Opinion

Editorial: N.C. high court must stand with school children and uphold the state Constitution

Monday, Sept. 1, 2022 -- The future of North Carolina's children and foundations of the state's most basic Constitutional principles reside in a single case now in the hands the state's seven Supreme Court justices. Democracy in North Carolina hangs in the balance. That is no hyperbole.

Posted Updated
NC Supreme Court oral arguments in Leandro, Aug. 31, 2022
CBC Editorial: Thursday, Sept. 1, 2022; editorial # 8786
The following is the opinion of Capitol Broadcasting Company
The future of North Carolina’s children and foundations of the state’s most basic Constitutional principles reside in a single case now in the hands the state's seven Supreme Court justices. Democracy in North Carolina hangs in the balance. That is no hyperbole.
Lawyers arguing on behalf of children, parents and school boards who have been denied their constitutional right to access to a quality education – as well as the lawyers for the state and State Board of Education who have been sued and found liable for violating that promise – spoke vividly about the still unresolved 28-year battle to get all kids access to a quality education.

With equal urgency, they offered dire warnings of an unchecked General Assembly with courts unable to hold the legislative branch accountable for failure to uphold the state Constitution.

Today there are more than 400,000 students “at risk” of not making it to the next grade level or failing to graduate high school. “What evidence is there that every classroom in North Carolina has a competent certified, well-trained teacher in it. … There are over 11,000 vacant teaching and staff positions in the public schools,” Melanie Dubis, a lawyer for the plaintiffs told the state Supreme Court on Wednesday.
“Those (executive and legislative) branches (of state government) failed the children,” Dubis said. “Now the future of the children of North Carolina is in this court’s hands. And we submit that the remedy for those children is not 400,000 individual lawsuits to vindicate their individual constitutional rights. The remedy is upholding Judge Lee’s Nov. 10 order.”

Amar Majmundar, an attorney for the state representing the State Board of Education, said legislative leaders who only intervened in the 28-year-old case a few months ago contend the courts “are not empowered to enforce the Constitution,” legislators are “state actors superior to the fundamental rights of our children” and “their authority pre-empts the plain text of the Constitution.”

“One branch of government can nullify the other two simply by controlling the money. That the branch with the purse has all the power – no matter what the Constitution might say,” Majmundar said. “The consequences of that are breathtaking. That unbridled power was not envisioned by the framers, who instead, imposed upon each branch the rule of law. Not the law of power.”

Matthew Tilley, the lawyer representing legislative leaders state Senate President Pro Tempore Phil Berger and House Speaker Tim Moore, presented an almost other-worldly view. The failure to deliver on the state’s Constitutional promise of a right to a quality education applied only to Hoke County – the original plaintiff when the case was filed back in 1994. It is a contention contrary to state courts repeated rulings – including findings by the state Supreme Court in 1997 and again in 2004.

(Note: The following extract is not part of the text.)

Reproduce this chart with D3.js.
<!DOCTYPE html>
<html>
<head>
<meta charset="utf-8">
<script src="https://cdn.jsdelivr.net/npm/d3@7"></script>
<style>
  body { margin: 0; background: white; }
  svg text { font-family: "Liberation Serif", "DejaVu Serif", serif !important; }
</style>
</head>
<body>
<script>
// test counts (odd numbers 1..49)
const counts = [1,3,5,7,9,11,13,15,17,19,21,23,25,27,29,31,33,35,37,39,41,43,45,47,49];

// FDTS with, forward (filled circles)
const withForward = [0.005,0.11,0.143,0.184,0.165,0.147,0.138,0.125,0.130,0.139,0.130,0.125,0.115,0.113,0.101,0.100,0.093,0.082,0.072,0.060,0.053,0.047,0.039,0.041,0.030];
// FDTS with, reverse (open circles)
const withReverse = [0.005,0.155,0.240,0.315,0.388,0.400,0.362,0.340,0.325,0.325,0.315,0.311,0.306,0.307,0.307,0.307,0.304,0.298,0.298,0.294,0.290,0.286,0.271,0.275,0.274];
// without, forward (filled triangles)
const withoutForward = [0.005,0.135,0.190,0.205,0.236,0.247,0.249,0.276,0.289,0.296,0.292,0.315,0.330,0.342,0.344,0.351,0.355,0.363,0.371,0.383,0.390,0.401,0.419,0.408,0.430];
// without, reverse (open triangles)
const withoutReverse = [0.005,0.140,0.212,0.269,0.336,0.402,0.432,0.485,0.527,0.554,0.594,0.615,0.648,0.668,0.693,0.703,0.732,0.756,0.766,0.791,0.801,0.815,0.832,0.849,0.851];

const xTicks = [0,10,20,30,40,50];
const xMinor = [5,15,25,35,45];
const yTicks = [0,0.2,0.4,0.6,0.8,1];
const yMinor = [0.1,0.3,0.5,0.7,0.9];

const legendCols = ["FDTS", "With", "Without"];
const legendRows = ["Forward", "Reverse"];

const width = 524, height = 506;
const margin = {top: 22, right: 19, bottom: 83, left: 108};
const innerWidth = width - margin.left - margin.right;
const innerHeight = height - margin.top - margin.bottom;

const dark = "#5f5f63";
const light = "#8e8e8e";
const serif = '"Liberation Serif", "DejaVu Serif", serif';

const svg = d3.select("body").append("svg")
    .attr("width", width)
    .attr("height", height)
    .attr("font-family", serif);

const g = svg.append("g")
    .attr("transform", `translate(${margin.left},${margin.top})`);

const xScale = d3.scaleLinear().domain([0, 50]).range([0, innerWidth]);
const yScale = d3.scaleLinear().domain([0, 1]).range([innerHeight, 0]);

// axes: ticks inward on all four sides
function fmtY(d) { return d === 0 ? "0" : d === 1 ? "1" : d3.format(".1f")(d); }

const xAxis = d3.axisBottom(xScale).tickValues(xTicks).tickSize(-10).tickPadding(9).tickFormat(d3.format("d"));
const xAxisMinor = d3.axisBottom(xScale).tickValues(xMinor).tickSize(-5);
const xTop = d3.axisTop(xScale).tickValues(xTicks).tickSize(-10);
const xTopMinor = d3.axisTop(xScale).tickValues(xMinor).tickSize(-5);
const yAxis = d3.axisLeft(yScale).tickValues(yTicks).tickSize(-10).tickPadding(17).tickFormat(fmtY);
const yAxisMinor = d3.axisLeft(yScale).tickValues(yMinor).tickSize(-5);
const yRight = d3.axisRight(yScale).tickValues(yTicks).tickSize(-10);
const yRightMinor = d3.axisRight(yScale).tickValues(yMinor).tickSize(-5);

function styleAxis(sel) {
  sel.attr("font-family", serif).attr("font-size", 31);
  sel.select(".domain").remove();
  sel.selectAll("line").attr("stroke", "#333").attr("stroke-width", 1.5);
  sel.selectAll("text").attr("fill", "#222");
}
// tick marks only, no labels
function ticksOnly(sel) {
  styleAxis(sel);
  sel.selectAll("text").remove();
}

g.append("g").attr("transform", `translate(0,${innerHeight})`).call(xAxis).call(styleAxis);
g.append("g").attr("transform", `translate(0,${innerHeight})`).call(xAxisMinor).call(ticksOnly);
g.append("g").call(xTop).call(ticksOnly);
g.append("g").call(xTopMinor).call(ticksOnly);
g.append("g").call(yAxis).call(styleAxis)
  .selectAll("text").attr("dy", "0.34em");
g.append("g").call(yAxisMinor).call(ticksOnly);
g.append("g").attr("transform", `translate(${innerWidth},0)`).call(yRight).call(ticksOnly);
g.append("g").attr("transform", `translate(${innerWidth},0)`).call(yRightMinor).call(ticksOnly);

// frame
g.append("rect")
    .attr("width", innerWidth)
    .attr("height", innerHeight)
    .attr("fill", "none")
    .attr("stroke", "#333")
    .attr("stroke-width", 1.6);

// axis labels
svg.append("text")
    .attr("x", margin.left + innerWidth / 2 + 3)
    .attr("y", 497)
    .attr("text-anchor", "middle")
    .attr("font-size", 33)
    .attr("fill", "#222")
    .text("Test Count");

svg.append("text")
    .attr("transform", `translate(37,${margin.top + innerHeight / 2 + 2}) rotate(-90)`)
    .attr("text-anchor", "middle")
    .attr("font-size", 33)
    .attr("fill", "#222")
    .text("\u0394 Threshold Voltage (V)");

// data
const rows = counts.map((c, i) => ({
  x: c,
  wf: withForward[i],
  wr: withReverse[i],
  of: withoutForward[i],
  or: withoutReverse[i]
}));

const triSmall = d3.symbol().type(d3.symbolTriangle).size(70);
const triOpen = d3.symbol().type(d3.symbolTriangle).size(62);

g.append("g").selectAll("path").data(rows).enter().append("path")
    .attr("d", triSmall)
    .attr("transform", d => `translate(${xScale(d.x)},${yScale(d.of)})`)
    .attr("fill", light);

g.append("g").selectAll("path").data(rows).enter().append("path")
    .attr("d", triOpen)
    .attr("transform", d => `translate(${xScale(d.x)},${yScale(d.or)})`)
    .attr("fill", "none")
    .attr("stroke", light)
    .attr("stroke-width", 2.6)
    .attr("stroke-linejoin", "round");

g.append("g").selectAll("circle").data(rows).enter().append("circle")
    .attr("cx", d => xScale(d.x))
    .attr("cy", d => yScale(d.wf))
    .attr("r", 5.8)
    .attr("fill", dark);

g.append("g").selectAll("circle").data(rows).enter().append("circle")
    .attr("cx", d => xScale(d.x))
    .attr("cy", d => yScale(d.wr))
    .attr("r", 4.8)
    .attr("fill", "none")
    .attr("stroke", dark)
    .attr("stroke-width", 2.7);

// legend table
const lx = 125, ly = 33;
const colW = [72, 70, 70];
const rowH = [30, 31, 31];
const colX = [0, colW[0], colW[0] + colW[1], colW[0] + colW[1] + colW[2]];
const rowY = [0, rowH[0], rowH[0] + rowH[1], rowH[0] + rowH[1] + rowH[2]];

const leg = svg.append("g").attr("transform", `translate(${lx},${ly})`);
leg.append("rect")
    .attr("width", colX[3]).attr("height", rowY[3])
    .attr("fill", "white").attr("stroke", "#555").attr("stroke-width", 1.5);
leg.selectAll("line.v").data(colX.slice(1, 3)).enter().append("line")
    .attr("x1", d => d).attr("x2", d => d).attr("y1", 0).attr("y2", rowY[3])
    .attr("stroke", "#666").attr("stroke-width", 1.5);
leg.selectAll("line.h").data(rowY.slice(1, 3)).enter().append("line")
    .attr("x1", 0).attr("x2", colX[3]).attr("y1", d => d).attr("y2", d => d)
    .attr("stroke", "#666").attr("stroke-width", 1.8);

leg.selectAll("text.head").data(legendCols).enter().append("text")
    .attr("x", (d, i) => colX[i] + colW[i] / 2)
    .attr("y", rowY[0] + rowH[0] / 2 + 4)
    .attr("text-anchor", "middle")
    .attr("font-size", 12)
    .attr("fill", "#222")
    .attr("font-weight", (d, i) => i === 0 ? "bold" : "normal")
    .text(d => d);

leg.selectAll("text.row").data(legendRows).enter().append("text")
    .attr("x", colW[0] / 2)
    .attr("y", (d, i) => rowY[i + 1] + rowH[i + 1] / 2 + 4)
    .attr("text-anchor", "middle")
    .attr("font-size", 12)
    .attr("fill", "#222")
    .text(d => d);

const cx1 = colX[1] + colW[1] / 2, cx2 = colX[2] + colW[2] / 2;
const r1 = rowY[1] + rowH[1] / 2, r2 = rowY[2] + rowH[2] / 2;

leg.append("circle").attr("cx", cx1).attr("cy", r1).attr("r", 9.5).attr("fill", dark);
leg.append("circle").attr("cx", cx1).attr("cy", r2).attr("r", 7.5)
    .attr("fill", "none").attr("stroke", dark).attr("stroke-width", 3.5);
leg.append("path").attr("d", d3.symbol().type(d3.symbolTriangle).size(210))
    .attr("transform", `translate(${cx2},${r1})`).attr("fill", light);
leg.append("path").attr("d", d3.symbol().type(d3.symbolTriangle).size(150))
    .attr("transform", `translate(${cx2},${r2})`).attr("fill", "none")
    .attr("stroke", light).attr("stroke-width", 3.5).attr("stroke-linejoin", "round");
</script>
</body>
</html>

He even conjured up the notion – without any evidence -- that state executive departments might use the courts to get money the legislature wouldn’t appropriate – and the state Supreme Court must block it. “The executive branch is necessarily going to be tempted to use admissions in a court case to get orders that would provide agencies things that they can't get in the legislative process. It's a way to circumvent the process.”

Tilley’s contention found support, it appeared, from state Chief Justice Paul Newby and justices Phil Berger Jr. (the Senate leader’s son) and Tamara Barringer, who was a Republican state senator before being elected to the court in 2020. “Point to where a trial court said as a matter of law there was a statewide violation,” Justice Berger asked Majmundar, the state lawyer representing the State Board of Education.

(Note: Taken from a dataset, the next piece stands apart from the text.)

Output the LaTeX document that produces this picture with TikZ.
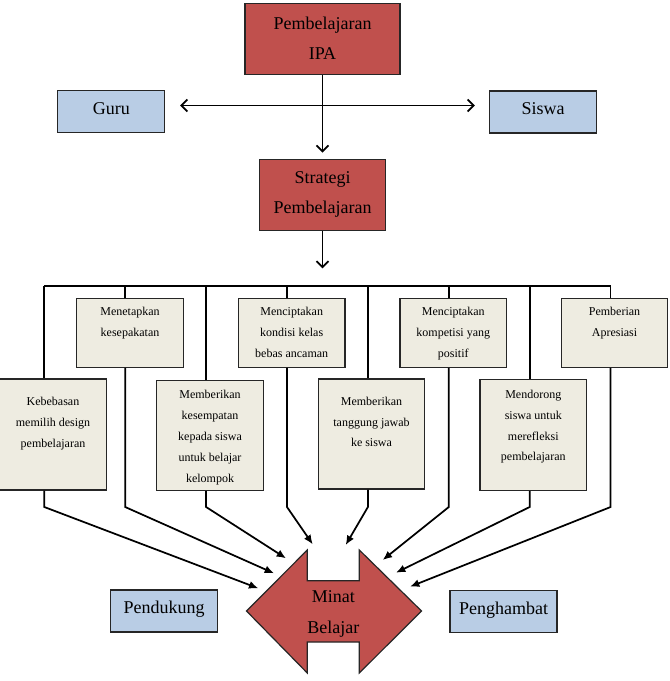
\documentclass[tikz,border=0pt]{standalone}
\usepackage{fontspec}
\setmainfont{Liberation Serif}
\usetikzlibrary{arrows.meta}
\definecolor{merah}{HTML}{C0504D}
\definecolor{birumuda}{HTML}{B9CDE5}
\definecolor{krem}{HTML}{EEECE1}
\definecolor{garis}{HTML}{262626}
% texto arriba en las cajas pequenas: alto, espacio, texto
\newcommand{\isi}[3]{\parbox[c][#1][t]{80pt}{\centering\vspace*{#2}#3}}

\begin{document}
\begin{tikzpicture}[x=0.75pt,y=-0.75pt,
    kotak/.style={draw=garis, line width=0.9pt, inner sep=0pt},
    kotakmerah/.style={kotak, fill=merah, align=center, font=\fontsize{13.5}{22.5}\selectfont},
    kotakbiru/.style={kotak, fill=birumuda, minimum width=80.25pt, minimum height=31.5pt,
      text height=9.5pt, text depth=5.5pt, font=\fontsize{13.5}{22.5}\selectfont},
    kotakkrem/.style={kotak, fill=krem, font=\fontsize{9}{15.6}\selectfont},
    garisan/.style={draw=black, line width=1.3pt},
    panahbuka/.style={garisan, -{Straight Barb[length=4.5pt,width=9pt]}},
    panah/.style={garisan, -{Latex[length=7pt,width=6pt]}}]
  \useasboundingbox (0,0) rectangle (670,681);

  % Cajas de arriba
  \node[kotakmerah, minimum width=116.25pt, minimum height=53.25pt] (ipa) at (322.5,38.7) {Pembelajaran\\IPA};
  \node[kotakbiru] (guru) at (111.3,111.7) {Guru};
  \node[kotakbiru] (siswa) at (543,112) {Siswa};
  \node[kotakmerah, minimum width=95pt, minimum height=53.25pt] (strategi) at (322.5,194.7) {Strategi\\Pembelajaran};

  % Flechas de arriba
  \coordinate (hl) at (322.5,105.5);
  \draw[garisan, {Straight Barb[length=4.5pt,width=9pt]}-{Straight Barb[length=4.5pt,width=9pt]},
    shorten <=11pt, shorten >=10.5pt] (guru.east |- hl) -- (siswa.west |- hl);
  \draw[panahbuka, shorten >=4.5pt] (ipa.south) -- (strategi.north);
  \coordinate (bus) at (322.5,285.7);
  \draw[panahbuka, shorten >=13pt] (strategi.south) -- (bus);

  % Cajas de estrategia, fila de arriba
  \node[kotakkrem] (sepakat) at (130,332.8) {\isi{51.75pt}{7pt}{Menetapkan\\kesepakatan}};
  \node[kotakkrem] (kondisi) at (291.7,332.8) {\isi{51.75pt}{7pt}{Menciptakan\\kondisi kelas\\bebas ancaman}};
  \node[kotakkrem] (kompetisi) at (453.3,332.8) {\isi{51.75pt}{7pt}{Menciptakan\\kompetisi yang\\positif}};
  \node[kotakkrem] (apresiasi) at (614.5,332.8) {\isi{51.75pt}{7pt}{Pemberian\\Apresiasi}};

  % Cajas de estrategia, fila de abajo
  \node[kotakkrem] (bebas) at (53,434.5) {\isi{83.25pt}{14pt}{Kebebasan\\memilih design\\pembelajaran}};
  \node[kotakkrem] (kelompok) at (210,435.5) {\isi{82.5pt}{7.5pt}{Memberikan\\kesempatan\\kepada siswa\\untuk belajar\\kelompok}};
  \node[kotakkrem] (tanggung) at (371.5,434) {\isi{82.5pt}{13.5pt}{Memberikan\\tanggung jawab\\ke siswa}};
  \node[kotakkrem] (refleksi) at (533.3,435) {\isi{83.25pt}{8pt}{Mendorong\\siswa untuk\\merefleksi\\pembelajaran}};

  % Linea comun
  \coordinate (b1) at (44.3,285.7);
  \coordinate (b2) at (125.2,285.7);
  \coordinate (b3) at (206.1,285.7);
  \coordinate (b4) at (287,285.7);
  \coordinate (b5) at (367.9,285.7);
  \coordinate (b6) at (448.8,285.7);
  \coordinate (b7) at (529.7,285.7);
  \coordinate (b8) at (610.6,285.7);
  \draw[garisan] (b1) -- (b8);
  \draw[garisan] (b1) -- (b1 |- bebas.north);
  \draw[garisan] (b2) -- (b2 |- sepakat.north);
  \draw[garisan] (b3) -- (b3 |- kelompok.north);
  \draw[garisan] (b4) -- (b4 |- kondisi.north);
  \draw[garisan] (b5) -- (b5 |- tanggung.north);
  \draw[garisan] (b6) -- (b6 |- kompetisi.north);
  \draw[garisan] (b7) -- (b7 |- refleksi.north);
  \draw[garisan] (b8) -- (b8 |- apresiasi.north);

  % Minat belajar
  \draw[draw=garis, line width=0.9pt, fill=merah] (246.5,611) -- (307.3,550) -- (307.3,580.7) -- (359.3,580.7)
    -- (359.3,550) -- (421.5,611) -- (359.3,673) -- (359.3,642) -- (307.3,642) -- (307.3,673) -- cycle;
  \node[align=center, font=\fontsize{13.5}{23.25}\selectfont] (minat) at (333.3,613.5) {Minat\\Belajar};
  \node[kotakbiru] (dukung) at (164,611) {Pendukung};
  \node[kotakbiru] (hambat) at (503.5,611.5) {Penghambat};

  % Flechas hacia minat belajar
  \coordinate (kink) at (0,507);
  \coordinate (t1) at (258.3,588.3);
  \coordinate (t2) at (274,573.3);
  \coordinate (t3) at (286,558.3);
  \coordinate (t4) at (312.7,544.3);
  \coordinate (t5) at (345.7,545);
  \coordinate (t6) at (382.7,560);
  \coordinate (t7) at (396,572.7);
  \coordinate (t8) at (410,586.7);
  \draw[panah] (b1 |- bebas.south) -- (b1 |- kink) -- (t1);
  \draw[panah] (b2 |- sepakat.south) -- (b2 |- kink) -- (t2);
  \draw[panah] (b3 |- kelompok.south) -- (b3 |- kink) -- (t3);
  \draw[panah] (b4 |- kondisi.south) -- (b4 |- kink) -- (t4);
  \draw[panah] (b5 |- tanggung.south) -- (b5 |- kink) -- (t5);
  \draw[panah] (b6 |- kompetisi.south) -- (b6 |- kink) -- (t6);
  \draw[panah] (b7 |- refleksi.south) -- (b7 |- kink) -- (t7);
  \draw[panah] (b8 |- apresiasi.south) -- (b8 |- kink) -- (t8);
\end{tikzpicture}
\end{document}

Tilley went so far as to contend the courts had never found the state in violation of the state Constitution. “Before a court can fashion and impose a remedy, it must first find a violation. That hasn’t happened,” he said in his closing remarks.

He contended that the consensus Comprehensive Remedial Plan, developed by the defendants in the Leandro lawsuit, agreed to by the plaintiffs and ordered by two trial court judges, was an effort that “goes well beyond K through 12 education. It reworks the education system. It reworks even our accountability standards.”

And, he said that the order being contested in the high court was an appropriation by the Judiciary.”

The order directs state funds that have already been appropriated by the legislature, toward a series of objectives in the plan – for example hiring more teachers, school administrators and counselors; providing better education professional training.

The state Supreme Court is left with a stark choice --- and one that will determine the destiny of North Carolina’s school children and the delicate constitutional checks and balances in in state government.

It can affirm the orders to implement the Comprehensive Remedial Plan – and truly stand up for the school children and the right granted in state Constitution’s to access to a quality education. Failing to stand up will darken the future of hundreds of thousands of the state’s children.

It can assert its position as a co-equal branch of government and do it’s duty to review legislative actions and determine if they are constitutional. Taking a pass will weaken the state’s courts and open the gates of excess in the General Assembly where there will be practically no check on their actions.